There’s also talk of possible cooperation with CMXT, a Chinese company that recently introduced DDR5 and LPDDR5X chips. But CMXT faces its own hurdles, including strict import rules and limited production capacity.
ASUS realizes there’s a shit ton of money to be made on ram.
[Update - 12/26/2025] - Taiwanese outlet, CNA, has received a statement from ASUS regarding the DRAM rumor and stated that it currently has no plans to invest in a memory wafer fab.
https://wccftech.com/asus-enter-dram-market-next-year-to-tackle-memory-shortages-rumor/
Lesson hopefully learned: Don’t link to the regurgitation of a regurgitation of a regurgitation of a Persian language article. At the very least go back the first English version of the article chain.
I kept trying to hammer this on Lemmy, but no one listens :( Mods also seem uninterested in information hygiene.
Asus won’t be producing shit. They’ll be slapping their name on some kits already being produced by another company.

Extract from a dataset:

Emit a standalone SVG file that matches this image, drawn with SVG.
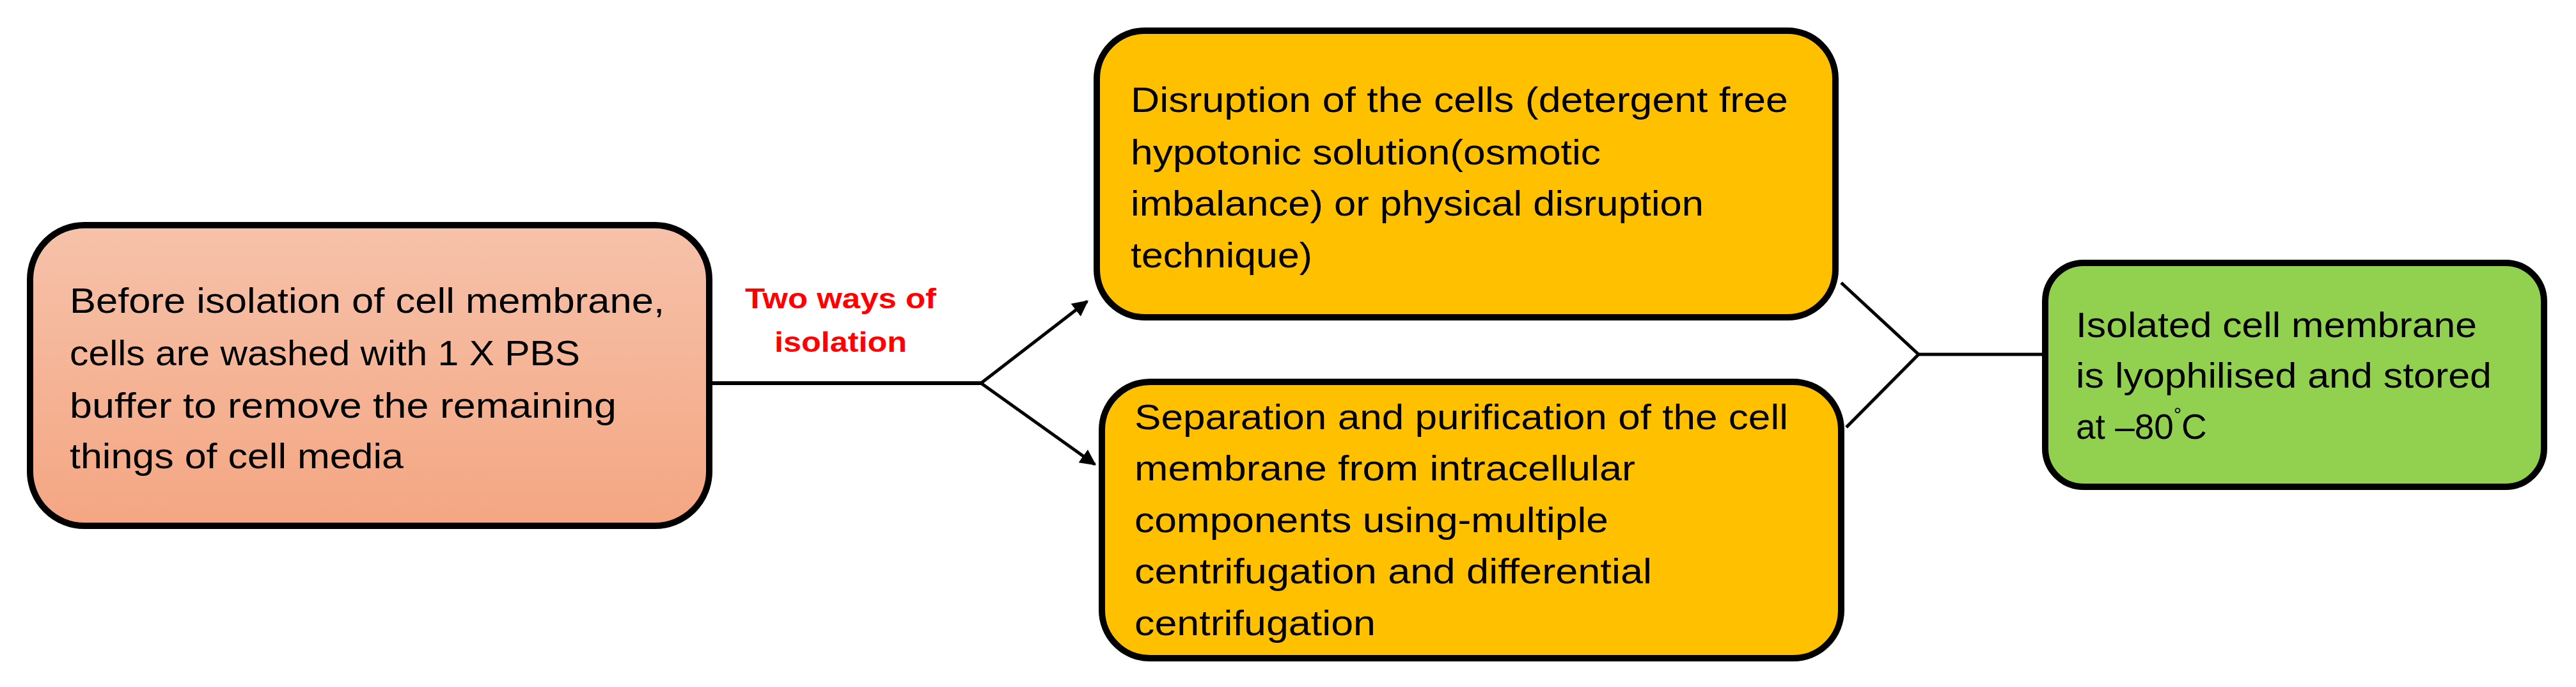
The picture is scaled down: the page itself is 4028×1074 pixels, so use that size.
<svg xmlns="http://www.w3.org/2000/svg" width="4028" height="1074" viewBox="0 0 4028 1074">
<style>
.box{stroke:#000;stroke-width:10}
.t{font-family:"Liberation Sans",Arial,sans-serif;font-size:55px;fill:#000}
.lbl{font-family:"Liberation Sans",Arial,sans-serif;font-size:44px;font-weight:bold;fill:#FF0000}
.c{fill:none;stroke:#000;stroke-width:5}
</style>
<defs>
<linearGradient id="g1" x1="0" y1="0" x2="0" y2="1"><stop offset="0" stop-color="#F6C2AA"/><stop offset="1" stop-color="#F4A682"/></linearGradient>
<marker id="ah" viewBox="0 0 10 10" refX="9" refY="5" markerWidth="5" markerHeight="5" orient="auto" markerUnits="strokeWidth"><path d="M0,0 L10,5 L0,10 z" fill="#000"/></marker>
</defs>
<g id="connectors">
<path class="c" d="M1110,599 H1534" style="stroke-width:6"/>
<path class="c" d="M1534,599 L1700,471" marker-end="url(#ah)"/>
<path class="c" d="M1534,599 L1712,726" marker-end="url(#ah)"/>
<path class="c" d="M2879,442 L3000,554 L2887,668"/>
<path class="c" d="M3000,554 H3196"/>
</g>
<g id="n1">
<rect class="box" x="47" y="352" width="1062" height="470" rx="85" fill="url(#g1)"/>
<text class="t" x="109" y="489" textLength="930" lengthAdjust="spacingAndGlyphs">Before isolation of cell membrane,</text>
<text class="t" x="109" y="571" textLength="798" lengthAdjust="spacingAndGlyphs">cells are washed with 1 X PBS</text>
<text class="t" x="109" y="653" textLength="855" lengthAdjust="spacingAndGlyphs">buffer to remove the remaining</text>
<text class="t" x="109" y="732" textLength="522" lengthAdjust="spacingAndGlyphs">things of cell media</text>
</g>
<g id="label">
<text class="lbl" x="1165" y="482" textLength="299" lengthAdjust="spacingAndGlyphs">Two ways of</text>
<text class="lbl" x="1211" y="550" textLength="207" lengthAdjust="spacingAndGlyphs">isolation</text>
</g>
<g id="n2">
<rect class="box" x="1715" y="48" width="1155" height="448" rx="75" fill="#FFC000"/>
<text class="t" x="1768" y="175" textLength="1028" lengthAdjust="spacingAndGlyphs">Disruption of the cells (detergent free</text>
<text class="t" x="1768" y="257" textLength="735" lengthAdjust="spacingAndGlyphs">hypotonic solution(osmotic</text>
<text class="t" x="1768" y="337" textLength="896" lengthAdjust="spacingAndGlyphs">imbalance) or physical disruption</text>
<text class="t" x="1768" y="418" textLength="284" lengthAdjust="spacingAndGlyphs">technique)</text>
</g>
<g id="n3">
<rect class="box" x="1723" y="597" width="1156" height="432" rx="75" fill="#FFC000"/>
<text class="t" x="1774" y="671" textLength="1022" lengthAdjust="spacingAndGlyphs">Separation and purification of the cell</text>
<text class="t" x="1774" y="751" textLength="783" lengthAdjust="spacingAndGlyphs">membrane from intracellular</text>
<text class="t" x="1774" y="832" textLength="741" lengthAdjust="spacingAndGlyphs">components using-multiple</text>
<text class="t" x="1774" y="912" textLength="809" lengthAdjust="spacingAndGlyphs">centrifugation and differential</text>
<text class="t" x="1774" y="993" textLength="377" lengthAdjust="spacingAndGlyphs">centrifugation</text>
</g>
<g id="n4">
<rect class="box" x="3198" y="411" width="780" height="350" rx="60" fill="#92D050"/>
<text class="t" x="3246" y="527" textLength="627" lengthAdjust="spacingAndGlyphs">Isolated cell membrane</text>
<text class="t" x="3246" y="606" textLength="650" lengthAdjust="spacingAndGlyphs">is lyophilised and stored</text>
<text class="t" x="3246" y="686">at –80<tspan font-size="30" dy="-28">°</tspan><tspan dy="28">C</tspan></text>
</g>
</svg>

What Gskill, Kingston, Corsair, Mushkin,
Crucial, etc. do already. If any one of these appears or disappears, it makes zero difference to supply. The original manufacturers switching to HBM because Nvidia/OpenAI wanted them to (not to mention OpenAI doing a deal with Samsung and SK Hynix for 40% of earth’s entire supply) is the cause of this, and it won’t be solved by some Asus stickers being slapped on some RAM sticks that otherwise would’ve still been sold, just with a different sticker on the front.This article thinking that ASUS will plan, build, and operate a state of the art DRAM fab in a short timescale is absolute fantasy.
If they made DIMMs with CXMT chips, they wouldn’t need a fab (CXMT presumably has access to those). ASUS already has the PCB production and pick-and-place factories.
But isn’t the chip supply is already limited? It won’t really help with the shortage.
How hard can it possibly be, you just get those casings that go around the ram, and then fill them up with ram juice. They could even recycle old ram by topping them up again!
/s
That won’t help with the pricing, ASUS just tries to get a slice of the cake.
But who produces the RAM-producing machines?